> [Direction] Copy from the first line below down to and including the line with "from matplotlib.transforms import Affine2D". Skip the pictures.
________________
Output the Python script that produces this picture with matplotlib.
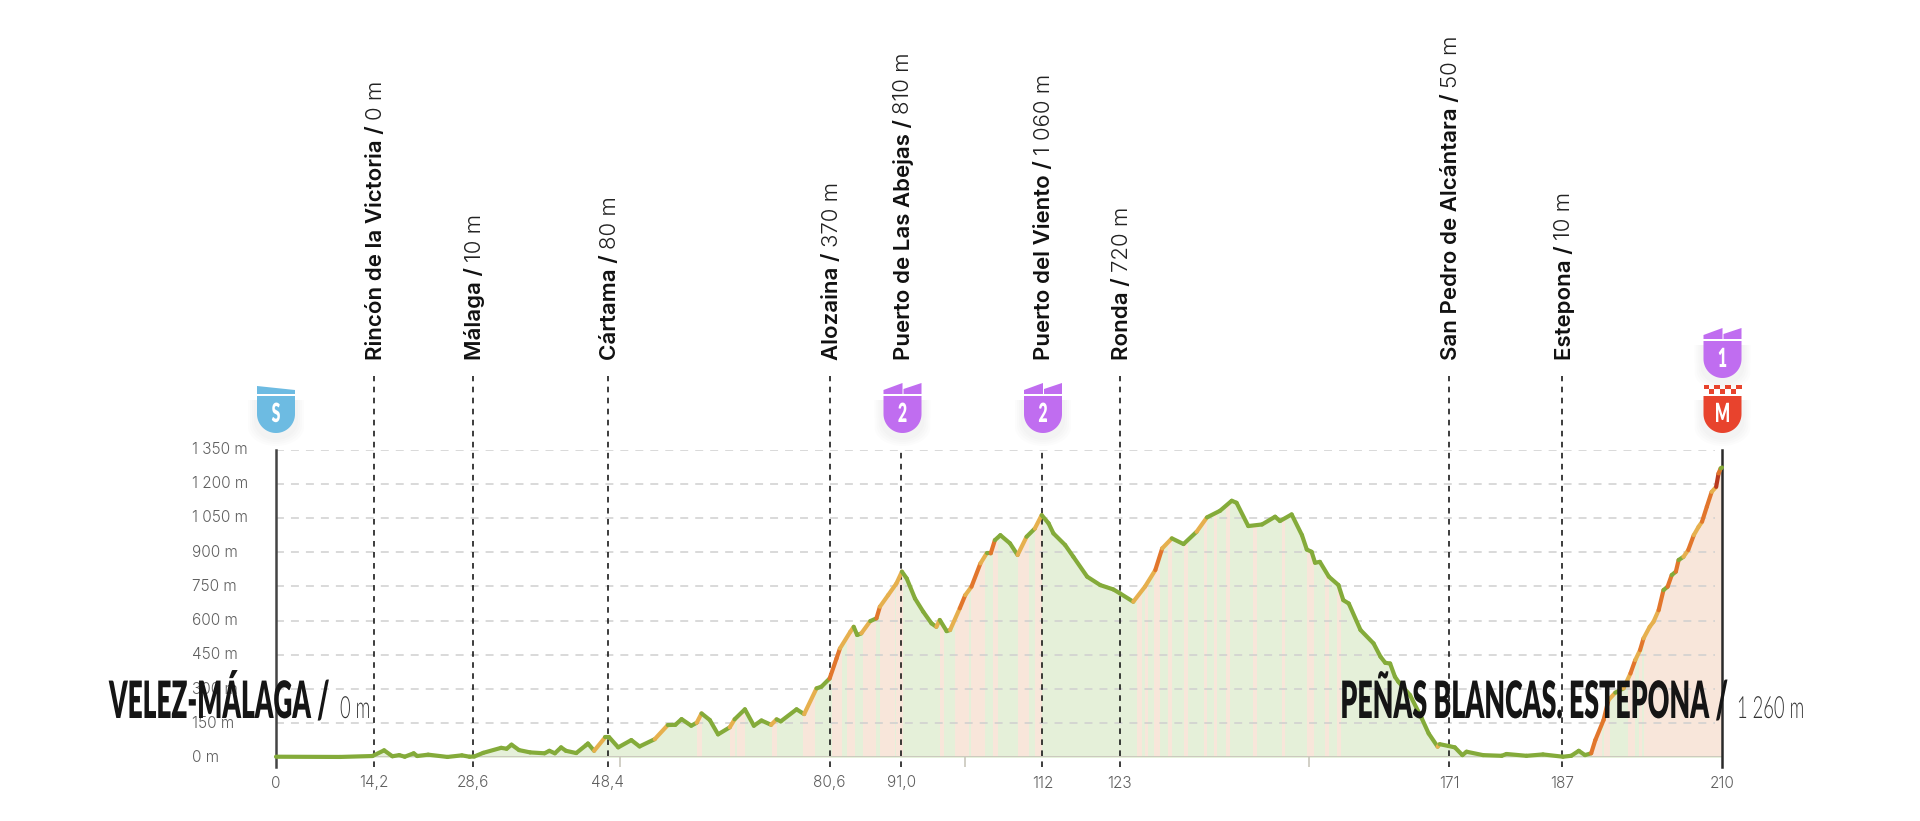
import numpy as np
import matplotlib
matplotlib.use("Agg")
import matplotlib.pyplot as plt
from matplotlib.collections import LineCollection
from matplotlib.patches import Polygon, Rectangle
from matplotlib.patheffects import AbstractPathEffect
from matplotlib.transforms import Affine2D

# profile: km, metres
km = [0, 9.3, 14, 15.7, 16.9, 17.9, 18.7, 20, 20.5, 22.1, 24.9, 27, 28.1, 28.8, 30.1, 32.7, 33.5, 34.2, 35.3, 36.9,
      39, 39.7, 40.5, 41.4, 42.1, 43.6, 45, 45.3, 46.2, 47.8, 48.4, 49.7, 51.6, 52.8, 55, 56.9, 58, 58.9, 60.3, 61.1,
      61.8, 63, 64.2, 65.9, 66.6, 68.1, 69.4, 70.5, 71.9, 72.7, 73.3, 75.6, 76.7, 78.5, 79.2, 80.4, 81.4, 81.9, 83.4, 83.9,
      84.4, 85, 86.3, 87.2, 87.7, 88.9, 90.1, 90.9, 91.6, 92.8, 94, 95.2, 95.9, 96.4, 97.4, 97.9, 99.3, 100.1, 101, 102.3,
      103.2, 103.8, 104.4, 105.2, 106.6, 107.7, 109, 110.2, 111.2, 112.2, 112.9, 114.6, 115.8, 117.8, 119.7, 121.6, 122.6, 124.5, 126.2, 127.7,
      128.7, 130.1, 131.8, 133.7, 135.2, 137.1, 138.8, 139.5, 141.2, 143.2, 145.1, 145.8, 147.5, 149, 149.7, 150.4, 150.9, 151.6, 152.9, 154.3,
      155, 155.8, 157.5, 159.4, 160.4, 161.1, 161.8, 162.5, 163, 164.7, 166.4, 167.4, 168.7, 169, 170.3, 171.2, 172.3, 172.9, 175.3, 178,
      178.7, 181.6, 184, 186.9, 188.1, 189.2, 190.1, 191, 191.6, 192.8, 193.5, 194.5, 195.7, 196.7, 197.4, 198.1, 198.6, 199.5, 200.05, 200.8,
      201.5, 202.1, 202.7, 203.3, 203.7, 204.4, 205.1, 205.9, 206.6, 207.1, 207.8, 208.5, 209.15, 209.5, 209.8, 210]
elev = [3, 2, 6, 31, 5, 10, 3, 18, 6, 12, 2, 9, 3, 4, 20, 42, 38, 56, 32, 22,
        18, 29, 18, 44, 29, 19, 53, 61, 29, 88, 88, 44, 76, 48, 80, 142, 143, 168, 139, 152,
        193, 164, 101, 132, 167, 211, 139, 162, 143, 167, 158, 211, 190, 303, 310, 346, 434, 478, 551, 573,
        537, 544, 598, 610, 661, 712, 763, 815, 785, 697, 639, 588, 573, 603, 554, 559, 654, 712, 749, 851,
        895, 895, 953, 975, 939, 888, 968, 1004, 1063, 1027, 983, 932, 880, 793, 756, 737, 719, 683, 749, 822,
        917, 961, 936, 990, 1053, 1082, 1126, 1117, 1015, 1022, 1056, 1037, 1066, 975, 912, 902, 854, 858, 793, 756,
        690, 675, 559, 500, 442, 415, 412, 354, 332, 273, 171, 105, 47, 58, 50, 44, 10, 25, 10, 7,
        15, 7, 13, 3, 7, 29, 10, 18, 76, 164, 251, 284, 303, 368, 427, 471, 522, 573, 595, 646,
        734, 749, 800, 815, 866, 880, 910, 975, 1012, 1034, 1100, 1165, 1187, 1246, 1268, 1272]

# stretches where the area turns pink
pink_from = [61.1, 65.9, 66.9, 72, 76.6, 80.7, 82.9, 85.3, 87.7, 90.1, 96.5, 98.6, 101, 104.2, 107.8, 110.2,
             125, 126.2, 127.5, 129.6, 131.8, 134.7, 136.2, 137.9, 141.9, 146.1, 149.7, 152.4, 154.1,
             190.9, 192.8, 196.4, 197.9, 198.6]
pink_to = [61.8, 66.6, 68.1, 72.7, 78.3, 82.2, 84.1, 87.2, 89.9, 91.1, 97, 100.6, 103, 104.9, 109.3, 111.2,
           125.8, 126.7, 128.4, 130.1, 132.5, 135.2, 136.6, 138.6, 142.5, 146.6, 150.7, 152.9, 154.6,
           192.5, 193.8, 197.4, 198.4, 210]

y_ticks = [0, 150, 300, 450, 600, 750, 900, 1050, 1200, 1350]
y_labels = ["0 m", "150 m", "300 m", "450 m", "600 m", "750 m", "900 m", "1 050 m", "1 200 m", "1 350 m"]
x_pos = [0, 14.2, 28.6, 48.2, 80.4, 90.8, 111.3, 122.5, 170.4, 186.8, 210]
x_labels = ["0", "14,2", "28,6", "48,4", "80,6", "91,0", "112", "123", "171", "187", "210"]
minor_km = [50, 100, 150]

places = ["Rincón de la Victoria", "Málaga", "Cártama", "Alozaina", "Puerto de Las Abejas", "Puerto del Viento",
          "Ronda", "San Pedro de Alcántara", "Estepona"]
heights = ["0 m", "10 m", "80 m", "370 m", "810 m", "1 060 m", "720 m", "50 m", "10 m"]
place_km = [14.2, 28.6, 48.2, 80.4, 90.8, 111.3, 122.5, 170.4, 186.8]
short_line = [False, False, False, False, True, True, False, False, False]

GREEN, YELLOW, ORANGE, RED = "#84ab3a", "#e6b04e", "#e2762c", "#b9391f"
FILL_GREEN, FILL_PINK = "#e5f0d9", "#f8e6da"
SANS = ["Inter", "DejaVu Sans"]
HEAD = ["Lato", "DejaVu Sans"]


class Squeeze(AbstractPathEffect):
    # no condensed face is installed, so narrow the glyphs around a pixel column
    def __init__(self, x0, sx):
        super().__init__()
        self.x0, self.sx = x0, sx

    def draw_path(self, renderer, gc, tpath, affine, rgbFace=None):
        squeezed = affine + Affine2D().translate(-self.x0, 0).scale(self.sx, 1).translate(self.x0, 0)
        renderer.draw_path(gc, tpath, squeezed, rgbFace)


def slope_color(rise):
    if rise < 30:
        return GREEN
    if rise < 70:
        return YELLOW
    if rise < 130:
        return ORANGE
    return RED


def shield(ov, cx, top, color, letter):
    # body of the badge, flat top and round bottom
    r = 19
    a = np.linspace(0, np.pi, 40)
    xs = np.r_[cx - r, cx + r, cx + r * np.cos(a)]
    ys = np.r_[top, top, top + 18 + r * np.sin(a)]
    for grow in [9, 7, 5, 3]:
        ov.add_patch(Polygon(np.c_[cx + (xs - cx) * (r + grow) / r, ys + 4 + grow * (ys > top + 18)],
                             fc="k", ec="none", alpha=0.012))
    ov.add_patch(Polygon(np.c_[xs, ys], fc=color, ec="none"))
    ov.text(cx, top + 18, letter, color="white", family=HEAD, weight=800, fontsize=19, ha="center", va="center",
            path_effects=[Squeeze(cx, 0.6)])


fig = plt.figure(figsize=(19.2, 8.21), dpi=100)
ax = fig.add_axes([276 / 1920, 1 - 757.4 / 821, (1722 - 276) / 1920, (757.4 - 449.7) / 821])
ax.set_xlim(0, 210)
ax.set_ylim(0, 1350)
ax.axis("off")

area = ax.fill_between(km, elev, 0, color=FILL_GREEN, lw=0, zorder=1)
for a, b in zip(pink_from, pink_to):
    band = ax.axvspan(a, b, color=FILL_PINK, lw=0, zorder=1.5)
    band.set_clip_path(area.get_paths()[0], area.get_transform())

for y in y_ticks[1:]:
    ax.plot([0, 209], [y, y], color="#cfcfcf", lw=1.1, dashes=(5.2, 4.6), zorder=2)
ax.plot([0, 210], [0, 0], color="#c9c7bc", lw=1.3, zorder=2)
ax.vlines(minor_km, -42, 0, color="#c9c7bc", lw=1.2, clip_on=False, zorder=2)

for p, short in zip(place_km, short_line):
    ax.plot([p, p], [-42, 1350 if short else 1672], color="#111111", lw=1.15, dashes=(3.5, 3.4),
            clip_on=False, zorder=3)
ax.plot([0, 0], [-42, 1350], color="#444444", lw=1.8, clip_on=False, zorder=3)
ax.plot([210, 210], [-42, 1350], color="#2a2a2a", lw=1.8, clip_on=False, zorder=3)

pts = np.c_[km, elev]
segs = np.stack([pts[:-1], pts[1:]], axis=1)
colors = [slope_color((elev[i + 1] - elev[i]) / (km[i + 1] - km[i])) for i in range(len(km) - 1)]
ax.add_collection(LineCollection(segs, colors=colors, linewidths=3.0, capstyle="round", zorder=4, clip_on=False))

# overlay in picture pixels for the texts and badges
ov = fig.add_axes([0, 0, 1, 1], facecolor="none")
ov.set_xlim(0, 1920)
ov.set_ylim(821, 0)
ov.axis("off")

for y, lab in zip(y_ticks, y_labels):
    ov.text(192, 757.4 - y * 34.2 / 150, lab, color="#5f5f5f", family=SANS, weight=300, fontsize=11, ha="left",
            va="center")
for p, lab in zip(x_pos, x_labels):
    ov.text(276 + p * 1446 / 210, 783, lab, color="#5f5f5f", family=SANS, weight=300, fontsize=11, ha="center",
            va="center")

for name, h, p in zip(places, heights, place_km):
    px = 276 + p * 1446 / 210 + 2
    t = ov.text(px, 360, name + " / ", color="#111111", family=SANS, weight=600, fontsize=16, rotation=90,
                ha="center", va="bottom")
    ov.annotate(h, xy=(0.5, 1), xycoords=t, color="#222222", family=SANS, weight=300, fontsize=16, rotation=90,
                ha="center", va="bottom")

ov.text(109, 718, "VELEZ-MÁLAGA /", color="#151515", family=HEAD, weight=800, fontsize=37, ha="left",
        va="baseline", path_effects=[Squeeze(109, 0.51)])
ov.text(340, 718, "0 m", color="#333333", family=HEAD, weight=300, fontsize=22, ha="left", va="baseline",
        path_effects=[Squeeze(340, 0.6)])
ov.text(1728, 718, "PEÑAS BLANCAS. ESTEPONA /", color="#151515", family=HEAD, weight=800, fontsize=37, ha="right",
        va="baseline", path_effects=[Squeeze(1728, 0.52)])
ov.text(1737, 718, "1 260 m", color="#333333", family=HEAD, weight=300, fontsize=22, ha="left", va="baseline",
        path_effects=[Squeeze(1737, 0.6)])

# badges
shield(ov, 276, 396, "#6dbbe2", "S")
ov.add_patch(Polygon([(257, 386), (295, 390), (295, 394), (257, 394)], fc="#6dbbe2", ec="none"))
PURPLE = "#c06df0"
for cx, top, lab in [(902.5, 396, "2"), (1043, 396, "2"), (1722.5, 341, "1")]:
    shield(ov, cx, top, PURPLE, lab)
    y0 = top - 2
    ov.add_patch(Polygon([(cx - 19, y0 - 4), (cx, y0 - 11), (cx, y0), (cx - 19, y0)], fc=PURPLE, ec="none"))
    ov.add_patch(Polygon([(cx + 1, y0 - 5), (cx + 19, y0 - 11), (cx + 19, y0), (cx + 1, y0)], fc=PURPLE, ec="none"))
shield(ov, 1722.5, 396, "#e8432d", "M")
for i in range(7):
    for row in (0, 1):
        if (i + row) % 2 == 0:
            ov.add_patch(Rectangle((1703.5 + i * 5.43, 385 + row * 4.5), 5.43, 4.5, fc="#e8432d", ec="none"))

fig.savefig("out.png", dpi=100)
________________
> [Result of the task]
Output the Python script that produces this picture with matplotlib.
import numpy as np
import matplotlib
matplotlib.use("Agg")
import matplotlib.pyplot as plt
from matplotlib.collections import LineCollection
from matplotlib.patches import Polygon, Rectangle
from matplotlib.patheffects import AbstractPathEffect
from matplotlib.transforms import Affine2D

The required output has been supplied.